From the first line of the data below through the line bearing "24.4, 24.35, 24.3];", reproduce each line exactly; do not include pictures.

**Source excerpt**

^^^^^^^^

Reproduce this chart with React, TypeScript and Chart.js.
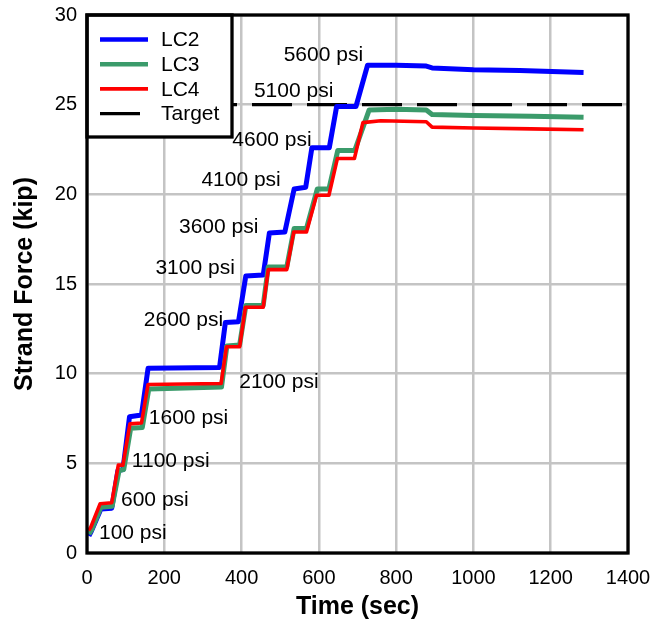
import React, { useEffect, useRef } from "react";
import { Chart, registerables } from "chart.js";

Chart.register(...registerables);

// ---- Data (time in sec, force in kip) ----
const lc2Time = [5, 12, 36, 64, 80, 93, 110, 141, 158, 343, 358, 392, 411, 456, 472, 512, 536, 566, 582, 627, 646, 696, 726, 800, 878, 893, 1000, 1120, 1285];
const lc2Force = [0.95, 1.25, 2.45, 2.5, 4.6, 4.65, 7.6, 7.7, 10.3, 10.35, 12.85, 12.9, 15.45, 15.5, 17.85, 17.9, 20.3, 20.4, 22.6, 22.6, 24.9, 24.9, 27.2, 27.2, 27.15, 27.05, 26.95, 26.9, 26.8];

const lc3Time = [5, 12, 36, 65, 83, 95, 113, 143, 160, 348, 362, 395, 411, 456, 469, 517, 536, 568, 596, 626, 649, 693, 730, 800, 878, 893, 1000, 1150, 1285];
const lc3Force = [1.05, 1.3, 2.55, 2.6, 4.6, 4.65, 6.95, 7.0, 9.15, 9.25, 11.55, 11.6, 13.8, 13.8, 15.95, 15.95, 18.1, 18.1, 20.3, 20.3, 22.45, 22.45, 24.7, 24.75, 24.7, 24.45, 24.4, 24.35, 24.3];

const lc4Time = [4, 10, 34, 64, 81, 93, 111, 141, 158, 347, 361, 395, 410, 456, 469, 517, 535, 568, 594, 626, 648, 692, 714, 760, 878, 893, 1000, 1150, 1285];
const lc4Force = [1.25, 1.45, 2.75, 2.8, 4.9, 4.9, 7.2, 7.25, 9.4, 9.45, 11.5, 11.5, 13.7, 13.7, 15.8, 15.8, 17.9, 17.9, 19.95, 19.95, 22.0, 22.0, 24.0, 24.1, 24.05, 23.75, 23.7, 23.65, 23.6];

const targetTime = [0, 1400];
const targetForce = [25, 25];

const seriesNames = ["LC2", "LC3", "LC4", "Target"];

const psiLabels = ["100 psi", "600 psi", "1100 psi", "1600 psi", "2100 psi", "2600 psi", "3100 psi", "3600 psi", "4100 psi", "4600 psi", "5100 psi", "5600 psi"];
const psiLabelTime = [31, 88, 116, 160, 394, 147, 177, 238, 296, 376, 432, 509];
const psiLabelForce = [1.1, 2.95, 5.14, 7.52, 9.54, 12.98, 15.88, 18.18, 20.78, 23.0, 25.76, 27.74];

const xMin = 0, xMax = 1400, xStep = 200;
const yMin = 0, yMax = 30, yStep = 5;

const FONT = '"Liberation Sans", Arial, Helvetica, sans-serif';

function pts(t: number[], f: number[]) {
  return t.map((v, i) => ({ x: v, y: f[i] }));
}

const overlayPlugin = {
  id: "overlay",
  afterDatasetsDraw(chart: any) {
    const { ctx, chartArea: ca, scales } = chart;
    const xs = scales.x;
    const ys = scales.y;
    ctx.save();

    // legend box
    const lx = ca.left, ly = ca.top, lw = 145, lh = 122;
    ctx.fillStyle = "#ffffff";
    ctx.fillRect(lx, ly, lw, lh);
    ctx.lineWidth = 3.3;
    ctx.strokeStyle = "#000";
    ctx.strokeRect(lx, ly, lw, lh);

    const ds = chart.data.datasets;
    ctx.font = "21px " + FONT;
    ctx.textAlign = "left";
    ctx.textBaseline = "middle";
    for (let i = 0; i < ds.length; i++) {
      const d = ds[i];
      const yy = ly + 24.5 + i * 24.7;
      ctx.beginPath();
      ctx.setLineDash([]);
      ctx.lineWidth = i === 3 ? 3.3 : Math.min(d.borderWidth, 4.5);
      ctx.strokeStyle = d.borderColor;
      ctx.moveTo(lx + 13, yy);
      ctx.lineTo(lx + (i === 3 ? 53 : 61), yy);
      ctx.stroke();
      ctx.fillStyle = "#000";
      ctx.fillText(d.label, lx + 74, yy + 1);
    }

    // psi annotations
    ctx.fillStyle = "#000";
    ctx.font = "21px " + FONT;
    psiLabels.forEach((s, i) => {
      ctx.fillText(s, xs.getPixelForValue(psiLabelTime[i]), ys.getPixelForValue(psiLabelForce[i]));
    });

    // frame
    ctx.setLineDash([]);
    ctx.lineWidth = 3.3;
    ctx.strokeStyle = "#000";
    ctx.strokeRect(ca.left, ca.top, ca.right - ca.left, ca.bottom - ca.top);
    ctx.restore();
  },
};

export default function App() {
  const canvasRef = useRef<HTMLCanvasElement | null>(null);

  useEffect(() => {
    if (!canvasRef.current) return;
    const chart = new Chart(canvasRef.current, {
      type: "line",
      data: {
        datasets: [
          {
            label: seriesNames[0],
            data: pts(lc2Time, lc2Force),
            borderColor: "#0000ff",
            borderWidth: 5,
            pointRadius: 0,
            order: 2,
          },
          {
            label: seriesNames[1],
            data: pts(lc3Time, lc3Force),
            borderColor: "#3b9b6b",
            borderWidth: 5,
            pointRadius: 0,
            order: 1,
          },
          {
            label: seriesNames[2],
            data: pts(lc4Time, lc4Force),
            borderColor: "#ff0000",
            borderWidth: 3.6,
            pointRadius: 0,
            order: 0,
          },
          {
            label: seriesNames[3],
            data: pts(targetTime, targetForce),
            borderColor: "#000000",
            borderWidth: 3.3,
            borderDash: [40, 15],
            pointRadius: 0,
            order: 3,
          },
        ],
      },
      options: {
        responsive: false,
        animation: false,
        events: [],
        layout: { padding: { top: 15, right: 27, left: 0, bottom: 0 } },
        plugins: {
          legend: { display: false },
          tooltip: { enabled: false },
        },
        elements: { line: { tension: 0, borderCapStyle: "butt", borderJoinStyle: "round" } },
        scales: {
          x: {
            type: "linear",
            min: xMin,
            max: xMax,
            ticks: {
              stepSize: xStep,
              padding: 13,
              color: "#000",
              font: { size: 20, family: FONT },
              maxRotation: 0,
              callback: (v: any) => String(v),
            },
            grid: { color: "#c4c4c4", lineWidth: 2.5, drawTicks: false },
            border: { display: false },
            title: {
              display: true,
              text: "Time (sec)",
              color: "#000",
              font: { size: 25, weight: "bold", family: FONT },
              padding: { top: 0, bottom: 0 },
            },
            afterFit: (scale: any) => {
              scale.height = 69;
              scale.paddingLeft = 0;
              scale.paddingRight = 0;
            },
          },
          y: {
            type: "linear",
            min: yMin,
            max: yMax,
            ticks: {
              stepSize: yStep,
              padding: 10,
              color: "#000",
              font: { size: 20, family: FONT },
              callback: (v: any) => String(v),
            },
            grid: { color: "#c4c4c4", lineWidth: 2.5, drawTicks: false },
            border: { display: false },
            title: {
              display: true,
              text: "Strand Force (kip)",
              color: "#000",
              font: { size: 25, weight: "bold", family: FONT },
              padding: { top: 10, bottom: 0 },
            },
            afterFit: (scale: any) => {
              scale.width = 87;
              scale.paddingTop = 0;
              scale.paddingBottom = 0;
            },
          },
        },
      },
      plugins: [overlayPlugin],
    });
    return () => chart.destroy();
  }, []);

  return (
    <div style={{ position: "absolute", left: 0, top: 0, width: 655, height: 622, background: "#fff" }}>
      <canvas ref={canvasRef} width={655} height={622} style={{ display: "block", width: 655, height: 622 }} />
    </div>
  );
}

^^^^^^^^

**Finished answer**
Reproduce this chart with React, TypeScript and Chart.js.
import React, { useEffect, useRef } from "react";
import { Chart, registerables } from "chart.js";

Chart.register(...registerables);

// ---- Data (time in sec, force in kip) ----
const lc2Time = [5, 12, 36, 64, 80, 93, 110, 141, 158, 343, 358, 392, 411, 456, 472, 512, 536, 566, 582, 627, 646, 696, 726, 800, 878, 893, 1000, 1120, 1285];
const lc2Force = [0.95, 1.25, 2.45, 2.5, 4.6, 4.65, 7.6, 7.7, 10.3, 10.35, 12.85, 12.9, 15.45, 15.5, 17.85, 17.9, 20.3, 20.4, 22.6, 22.6, 24.9, 24.9, 27.2, 27.2, 27.15, 27.05, 26.95, 26.9, 26.8];

const lc3Time = [5, 12, 36, 65, 83, 95, 113, 143, 160, 348, 362, 395, 411, 456, 469, 517, 536, 568, 596, 626, 649, 693, 730, 800, 878, 893, 1000, 1150, 1285];
const lc3Force = [1.05, 1.3, 2.55, 2.6, 4.6, 4.65, 6.95, 7.0, 9.15, 9.25, 11.55, 11.6, 13.8, 13.8, 15.95, 15.95, 18.1, 18.1, 20.3, 20.3, 22.45, 22.45, 24.7, 24.75, 24.7, 24.45, 24.4, 24.35, 24.3];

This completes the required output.